Bei Vorliegen einer schuldhaften Berufspflichtverletzung und bei nur geringem Schuldvorwurf nach § 74 Abs. 1 S. 1 BRAO, sodass die Einleitung eines anwaltsgerichtlichen Verfahrens nicht erforderlich ist, kann die Rechtsanwaltskammer gegen den betreffenden Rechtsanwalt eine Rüge erteilen.

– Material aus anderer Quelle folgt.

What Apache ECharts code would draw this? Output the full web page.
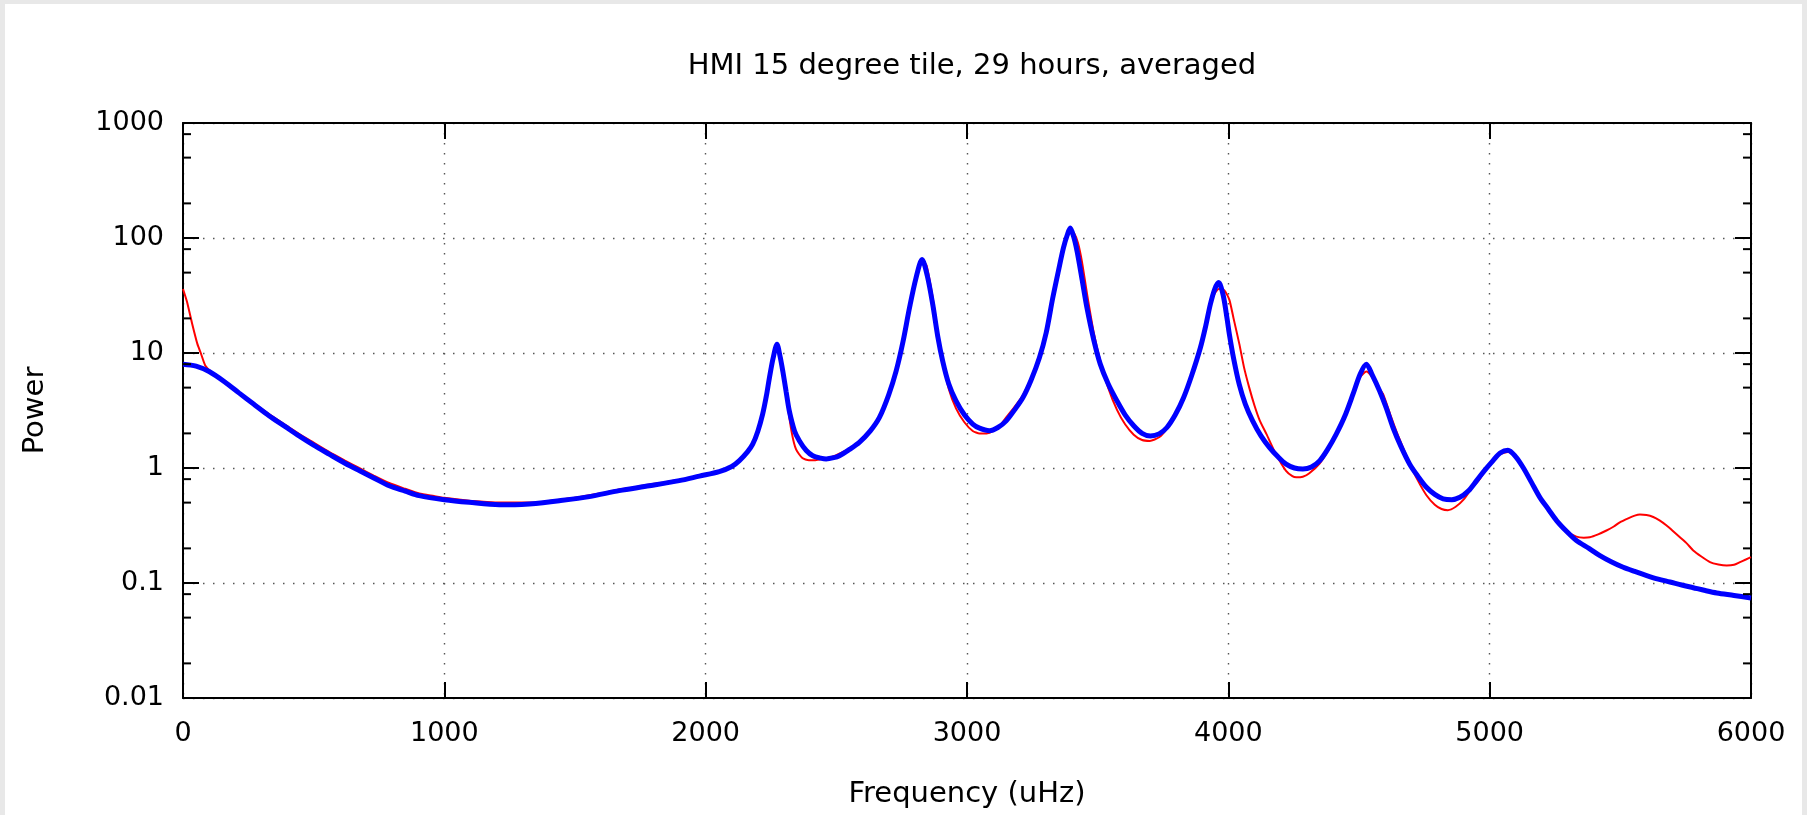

Das Rügeverfahren gliedert sich in drei Verfahrensabschnitte: Ein Aufsichtsverfahren (§ 56 BRAO), ein Einspruchsverfahren (§ 74 Abs. 5 BRAO) und ein anwaltsgerichtliches Antragsverfahren (§ 74a BRAO, Weyland/Weyland, 11. Aufl. 2024, § 74 BRAO Rn 20).
a) Aufsichtsverfahren
Liegen tatsächliche Anhaltspunkte für einen berufsrechtlichen Verstoß vor, wobei irrelevant ist, wie der Rechtsanwaltskammer diese Umstände zur Kenntnis gebracht wurden, leitet der Kammervorstand ein Aufsichtsverfahren ein, wobei der Rechtsanwalt zunächst anzuhören ist, § 74 Abs. 3 BRAO. Der angehörte Rechtsanwalt ist sodann nach § 56 Abs. 1 BRAO verpflichtet, im Rahmen seiner Verschwiegenheitsverpflichtung Angaben zu machen, wobei er sich auf ein bestehendes Auskunftsverweigerungsrecht ausdrücklich berufen muss (Peitscher, Anwaltsrecht, 3. Aufl. 2021, § 34 Rn 807). Der Rechtsanwaltskammer steht als Mittel zur Erzwingung von Angaben die Auferlegung von Zwangsmitteln zur Verfügung, § 57 BRAO. Den Abschluss des Aufsichtsverfahren stellt die Zustellung eines begründeten Rügebeschlusses dar, wobei die Generalstaatsanwaltschaft eine Abschrift erhält, §§ 74 Abs. 4 S. 1, S. 2, S. 3 BRAO. Wurde das Aufsichtsverfahren durch einen konkreten Beschwerdeführer in Gang gesetzt, wird diesem nach Verfahrensabschluss die Entscheidung der Rechtsanwaltskammer mit einer Darstellung der wesentlichen Gründe bekannt gegeben, § 73 Abs. 3 BRAO.
b) Einspruchsverfahren
Im Rahmen des Einspruchsverfahrens kann der betroffene Rechtsanwalt binnen eines Monats nach Zustellung Einspruch beim Vorstand der Rechtsanwaltskammer erheben, § 74 Abs. 5 S. 1 BRAO. Der Vorstand entscheidet sodann über den Einspruch, wobei sowohl bei einem Abhilfebescheid als auch bei einem zurückweisenden Bescheid ein begründeter Einspruchsbescheid an den Rechtsanwalt zuzustellen ist, §§ 74 Abs. 5 S. 2, 74 Abs. 4 BRAO.
c) Antrag auf anwaltsgerichtliche Entscheidung
Gegen einen zurückweisenden Einspruchsbescheid kann der Rechtsanwalt gem. § 74a Abs. 1 BRAO binnen Monatsfrist nach Zustellung die Entscheidung des Anwaltsgerichts beantragen, wobei das Anwaltsgericht zuständig ist, das am Sitz der rügenden Rechtsanwaltskammer belegen ist, § 74 Abs. 1 S. 2 BRAO. Für das weitere Verfahren gelten nach § 74a Abs. 2 S. 2 BRAO die StPO-Vorschriften der Beschwerde (§§ 304 ff. StPO). Eine mündliche Verhandlung findet nur dann statt, wenn das Gericht dies für erforderlich hält oder der Beschwerdeführer dies ausdrücklich beantragt, § 74a Abs. 2 S. 5 BRAO. Am Schluss steht eine Entscheidung des Anwaltsgerichts durch Beschluss, der unanfechtbar ist, § 74a Abs. 3 S. 3, S. 4 BRAO. Entscheidet die Generalstaatsanwaltschaft während des Verfahrens, wegen des gerügten Verstoßes ein anwaltsgerichtliches Verfahren einzuleiten, wird das Rügeverfahren bis zu dessen rechtskräftigem Abschluss ausgesetzt, § 74a Abs. 5 BRAO.